Un’arma automatica in spalla, collane d’oro al collo e vestiti firmati. Dicono di essere “i numeri uno”, cantando sullo sfondo di una Rosarno desolata, con palazzine popolari cadenti e strade senza asfalto. Sta facendo discutere da alcuni giorni il video del trapper rosarnese “Glok21”, al secolo Domenico Bellocco. Aldilà del testo della canzone, nella quale spicca il solito cliché tipico di questo sottogenere musicale, fatto di ostentazione della ricchezza e esaltazione del proprio gruppo, quello che ha destato scalpore è il cognome del cantante, Bellocco appunto. Un cognome che a Rosarno ha un peso specifico nella ‘ndrangheta. Pare che Glok21 non abbia rapporti di parentela con i membri dell’omonimo, ma tant’è. Il caso è stato rilanciato da “L’Espresso” assumendo un’eco nazionale. E mentre il video sulla piattaforma Youtube vola verso le 50mila visualizzazione, si è sollevato un vespaio su Glok21 e la canzone “Numeri uno”. Tra chi si è scagliato contro il pezzo trap c’è il primo cittadino di Rosarno Giuseppe Idà.
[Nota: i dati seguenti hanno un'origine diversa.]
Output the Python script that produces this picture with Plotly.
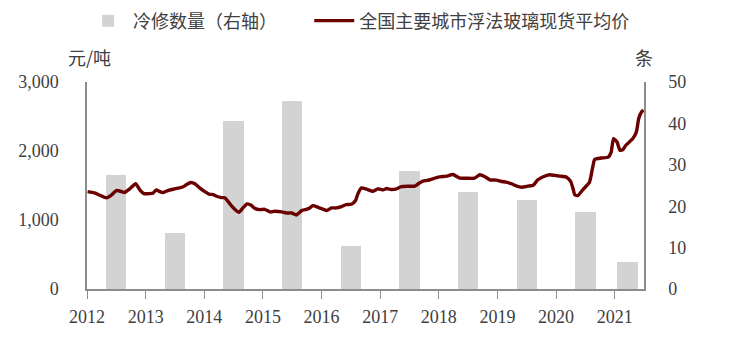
import plotly.graph_objects as go

# ---- data ----
years = [2012, 2013, 2014, 2015, 2016, 2017, 2018, 2019, 2020, 2021]
year_labels = [str(y) for y in years]

# annual cold-repair count (right axis), bar position in decimal years
bar_pos = [2012.49, 2013.50, 2014.50, 2015.50, 2016.50, 2017.50, 2018.50, 2019.50, 2020.50, 2021.22]
cold_repairs = [27.5, 13.5, 40.5, 45.5, 10.5, 28.5, 23.5, 21.5, 18.5, 6.5]

# average float-glass spot price (left axis, yuan/ton), time in decimal years
price_t = [
    2012.01, 2012.13, 2012.22, 2012.33, 2012.42, 2012.50, 2012.59, 2012.64, 2012.73, 2012.83,
    2012.90, 2012.97, 2013.07, 2013.13, 2013.18, 2013.24, 2013.30, 2013.38, 2013.47, 2013.55,
    2013.64, 2013.70, 2013.77, 2013.84, 2013.92, 2014.01, 2014.09, 2014.15, 2014.21, 2014.29,
    2014.35, 2014.43, 2014.52, 2014.59, 2014.66, 2014.73, 2014.80, 2014.86, 2014.95, 2015.03,
    2015.12, 2015.20, 2015.32, 2015.40, 2015.49, 2015.57, 2015.66, 2015.74, 2015.80, 2015.85,
    2015.94, 2016.03, 2016.09, 2016.17, 2016.25, 2016.34, 2016.42, 2016.51, 2016.58, 2016.62,
    2016.68, 2016.77, 2016.88, 2016.96, 2017.05, 2017.11, 2017.19, 2017.28, 2017.36, 2017.48,
    2017.59, 2017.65, 2017.73, 2017.85, 2017.99, 2018.13, 2018.24, 2018.36, 2018.47, 2018.61,
    2018.70, 2018.78, 2018.87, 2018.98, 2019.07, 2019.15, 2019.24, 2019.32, 2019.41, 2019.52,
    2019.61, 2019.69, 2019.78, 2019.89, 2019.98, 2020.06, 2020.18, 2020.25, 2020.29, 2020.32,
    2020.37, 2020.46, 2020.57, 2020.62, 2020.66, 2020.77, 2020.89, 2020.94, 2020.98, 2021.04,
    2021.09, 2021.14, 2021.19, 2021.31, 2021.37, 2021.41, 2021.46, 2021.49,
]
price = [
    1412, 1393, 1359, 1321, 1364, 1427, 1412, 1398, 1452, 1525,
    1437, 1383, 1383, 1393, 1437, 1412, 1398, 1427, 1446, 1461,
    1481, 1514, 1544, 1525, 1466, 1412, 1373, 1369, 1344, 1325,
    1321, 1242, 1155, 1111, 1175, 1233, 1213, 1169, 1150, 1155,
    1117, 1126, 1117, 1102, 1102, 1073, 1136, 1155, 1175, 1209,
    1184, 1155, 1136, 1175, 1175, 1194, 1223, 1228, 1282, 1379,
    1466, 1446, 1417, 1452, 1437, 1456, 1442, 1452, 1485, 1490,
    1490, 1525, 1563, 1583, 1621, 1636, 1660, 1606, 1606, 1606,
    1656, 1631, 1583, 1577, 1558, 1548, 1525, 1495, 1475, 1490,
    1504, 1583, 1626, 1656, 1646, 1636, 1621, 1558, 1452, 1364,
    1354, 1442, 1548, 1743, 1879, 1898, 1912, 1985, 2180, 2131,
    2010, 2020, 2083, 2180, 2277, 2471, 2568, 2592,
]

left_ticks = [0, 1000, 2000, 3000]
right_ticks = [0, 10, 20, 30, 40, 50]

bar_name = "冷修数量（右轴）"
line_name = "全国主要城市浮法玻璃现货平均价"
left_unit = "元/吨"
right_unit = "条"

# ---- styles ----
AXIS_COLOR = "#8c8c8c"
TEXT_COLOR = "#404040"
NUM_FONT = dict(family="Liberation Serif", size=18, color=TEXT_COLOR)
CJK_FONT = dict(family="Noto Sans CJK SC", size=18, color=TEXT_COLOR)

fig = go.Figure()
fig.add_trace(go.Bar(
    x=bar_pos, y=cold_repairs, width=0.346,
    marker=dict(color="#d3d3d3", line=dict(width=0)),
    name=bar_name, yaxis="y", legend="legend",
))
fig.add_trace(go.Scatter(
    x=price_t, y=price, mode="lines",
    line=dict(color="#6b0000", width=3.4, shape="spline", smoothing=0.5),
    name=line_name, yaxis="y2", legend="legend2",
))

legend_common = dict(
    orientation="h", y=1.295, xanchor="left", yanchor="middle",
    font=CJK_FONT, itemwidth=40, bgcolor="rgba(0,0,0,0)",
)

fig.update_layout(
    width=732, height=337,
    margin=dict(l=87, r=88, t=82, b=48, autoexpand=False),
    paper_bgcolor="white", plot_bgcolor="white",
    showlegend=True,
    legend=dict(x=-0.007, **legend_common),
    legend2=dict(x=0.399, **legend_common),
    xaxis=dict(
        range=[2012.0, 2021.5], tickmode="array", tickvals=years, ticktext=year_labels,
        ticks="outside", ticklen=8, tickwidth=1, tickcolor=AXIS_COLOR,
        showline=True, linecolor=AXIS_COLOR, linewidth=2,
        showgrid=False, zeroline=False, tickfont=NUM_FONT, ticklabelstandoff=2,
    ),
    yaxis=dict(
        side="right", range=[0, 50], tickmode="array", tickvals=right_ticks,
        showline=True, linecolor=AXIS_COLOR, linewidth=1.5,
        showgrid=False, zeroline=False,
        ticks="outside", ticklen=19, tickcolor="rgba(0,0,0,0)", tickfont=NUM_FONT,
    ),
    yaxis2=dict(
        overlaying="y", side="left", range=[0, 3000], tickmode="array",
        tickvals=left_ticks, tickformat=",",
        showline=True, linecolor=AXIS_COLOR, linewidth=1.5,
        showgrid=False, zeroline=False,
        ticks="outside", ticklen=23, tickcolor="rgba(0,0,0,0)", tickfont=NUM_FONT,
    ),
    annotations=[
        dict(text=left_unit, xref="paper", yref="paper", x=0.004, y=1.12,
             xanchor="center", yanchor="middle", showarrow=False, font=CJK_FONT),
        dict(text=right_unit, xref="paper", yref="paper", x=1.0, y=1.12,
             xanchor="center", yanchor="middle", showarrow=False, font=CJK_FONT),
    ],
    bargap=0,
)

fig.write_html("out.html")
«A nome della maggioranza dei rosarnesi – si legge in una nota diramata dal sindaco - che mi onoro di rappresentare mi sento di condannare con forza il discutibile contenuto del testo di una canzone, pubblicato qualche giorno fa, di un gruppo di ragazzi: "Glock 21"». Idà non entra nel merito alle presunte parentele di Domenico Bellocco, ma si concentra sul contenuto del testo e sul messaggio, che a suo dire, Glok21 avrebbe voluto veicolare. 

«Il ritornello della pseudocanzone recita "siamo i numeri Uno" – aggiunge il sindaco - In realtà i numeri uno sono quelle ragazze e quei ragazzi impegnati nello studio, nel volontariato, nello sport e nell'associazionismo sociale. Quei cittadini che credono nella cultura, nella legalità, nel rispetto reciproco e nelle regole della civile convivenza. Sono quelle persone che col loro impegno quotidiano alimentano la speranza di vivere in un Paese finalmente libero dal giogo della Ndrangheta e le sue malefatte. Sono loro i nostri numeri uno! Ostentando ricchezza ed inneggiando all'uso di armi e violenza, non fate altro che rappresentare una città nella quale regna il caos e la cultura della sopraffazione. Rosarno non è quello che avete tentato di rappresentare e non ha bisogno di ulteriore cattiva pubblicità. Ai giovani della mia città dico studiate ed impegnatevi con onestà e sacrificio per raggiungere i vostri traguardi, state alla larga dal mito dei facili guadagni ed ambite a un futuro fatto di legalità».